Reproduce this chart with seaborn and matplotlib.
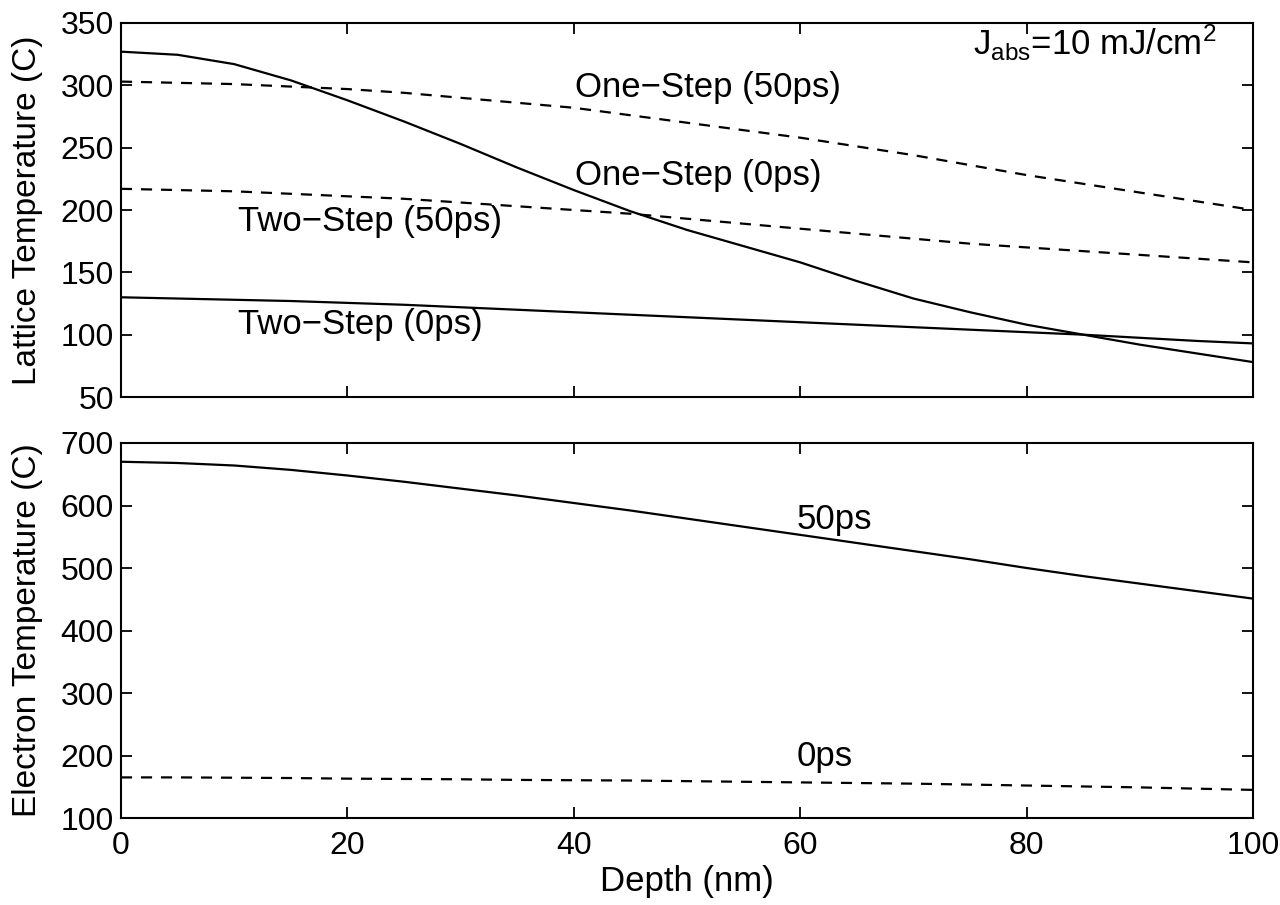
import matplotlib
matplotlib.use("Agg")
import matplotlib.pyplot as plt
import seaborn as sns

depth = [0, 5, 10, 15, 20, 25, 30, 35, 40, 45, 50, 55, 60, 65, 70, 75, 80, 85, 90, 95, 100]

lat_one_0 = [327, 324.5, 317, 304, 288, 271, 253, 234, 216, 199, 184, 171, 158, 143, 129, 118, 108, 100, 92, 85, 78]
lat_one_50 = [303, 302, 301, 299, 297, 294, 290, 286, 282, 276, 270, 264, 258, 251, 244, 236, 228, 221, 214, 207, 200]
lat_two_50 = [217, 216, 215, 213, 211, 209, 206, 203, 200, 197, 193, 189, 185, 181, 177, 173, 170, 167, 164, 161, 158]
lat_two_0 = [130, 129, 128, 127, 125.5, 124, 122, 120, 118, 116, 114, 112, 110, 108, 106, 104, 102, 100, 97.5, 95, 93]

el_50 = [670, 668, 664, 657, 648, 638, 627, 616, 604, 592, 579, 566, 553, 540, 527, 514, 500, 487, 475, 463, 451]
el_0 = [165, 165, 164.5, 164, 163, 162.5, 162, 161, 160.5, 160, 159, 158, 157, 156, 155, 153.5, 152, 150.5, 149, 147, 145]

x_ticks = [0, 20, 40, 60, 80, 100]
lat_yticks = [50, 100, 150, 200, 250, 300, 350]
el_yticks = [100, 200, 300, 400, 500, 600, 700]

sns.set_style("ticks")
plt.rcParams['font.family'] = ['Liberation Sans', 'DejaVu Sans']
plt.rcParams['mathtext.fontset'] = 'custom'
plt.rcParams['mathtext.rm'] = 'Liberation Sans'
plt.rcParams['mathtext.it'] = 'Liberation Sans'
for k in ('text.color', 'axes.labelcolor', 'xtick.color', 'ytick.color', 'axes.edgecolor'):
    plt.rcParams[k] = 'black'

fig = plt.figure(figsize=(12.8, 9.05), dpi=100)
ax1 = fig.add_axes([0.0945, 0.5613, 0.8845, 0.4133])
ax2 = fig.add_axes([0.0945, 0.0961, 0.8845, 0.4144])

lw = 1.6
dash = (5, 4)

sns.lineplot(x=depth, y=lat_one_0, ax=ax1, color='black', lw=lw)
sns.lineplot(x=depth, y=lat_two_0, ax=ax1, color='black', lw=lw)
sns.lineplot(x=depth, y=lat_one_50, ax=ax1, color='black', lw=lw)
ax1.lines[-1].set_dashes(dash)
sns.lineplot(x=depth, y=lat_two_50, ax=ax1, color='black', lw=lw)
ax1.lines[-1].set_dashes(dash)

sns.lineplot(x=depth, y=el_50, ax=ax2, color='black', lw=lw)
sns.lineplot(x=depth, y=el_0, ax=ax2, color='black', lw=lw)
ax2.lines[-1].set_dashes(dash)

fs_tick = 23
fs_lab = 24
fs_ann = 25

for ax in (ax1, ax2):
    ax.set_xlim(0, 100)
    ax.set_xticks(x_ticks)
    ax.tick_params(direction='in', length=8, width=1.3, top=True, right=True,
                   labelsize=fs_tick, pad=5, colors='black')
    ax.tick_params(axis='x', pad=9)
    for s in ax.spines.values():
        s.set_visible(True)
        s.set_linewidth(1.5)
        s.set_color('black')

ax1.set_ylim(50, 350)
ax1.set_yticks(lat_yticks)
ax1.set_xticklabels([])
ax1.set_ylabel('Lattice Temperature (C)', fontsize=fs_lab)
ax1.yaxis.set_label_coords(-0.069, 0.5)

ax2.set_ylim(100, 700)
ax2.set_yticks(el_yticks)
ax2.set_ylabel('Electron Temperature (C)', fontsize=fs_lab)
ax2.yaxis.set_label_coords(-0.069, 0.5)
ax2.set_xlabel('Depth (nm)', fontsize=fs_lab + 1, labelpad=3)

ax1.text(40.1, 298, 'One\u2212Step (50ps)', fontsize=fs_ann, ha='left', va='center')
ax1.text(40.1, 228, 'One\u2212Step (0ps)', fontsize=fs_ann, ha='left', va='center')
ax1.text(10.3, 190.5, 'Two\u2212Step (50ps)', fontsize=fs_ann, ha='left', va='center')
ax1.text(10.3, 108, 'Two\u2212Step (0ps)', fontsize=fs_ann, ha='left', va='center')
ax1.text(75.3, 334, r'J$_{\mathrm{abs}}$=10 mJ/cm$^{2}$', fontsize=fs_ann, ha='left', va='center')

ax2.text(59.7, 577, '50ps', fontsize=fs_ann, ha='left', va='center')
ax2.text(59.7, 198, '0ps', fontsize=fs_ann, ha='left', va='center')

fig.savefig('out.png', dpi=100)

+++++

*Exercise task*.
Up to and including the line containing "90, 95, 100]", repeat every line from the start of the data, but none of the pictures.

*Worked answer*.
Reproduce this chart with seaborn and matplotlib.
import matplotlib
matplotlib.use("Agg")
import matplotlib.pyplot as plt
import seaborn as sns

depth = [0, 5, 10, 15, 20, 25, 30, 35, 40, 45, 50, 55, 60, 65, 70, 75, 80, 85, 90, 95, 100]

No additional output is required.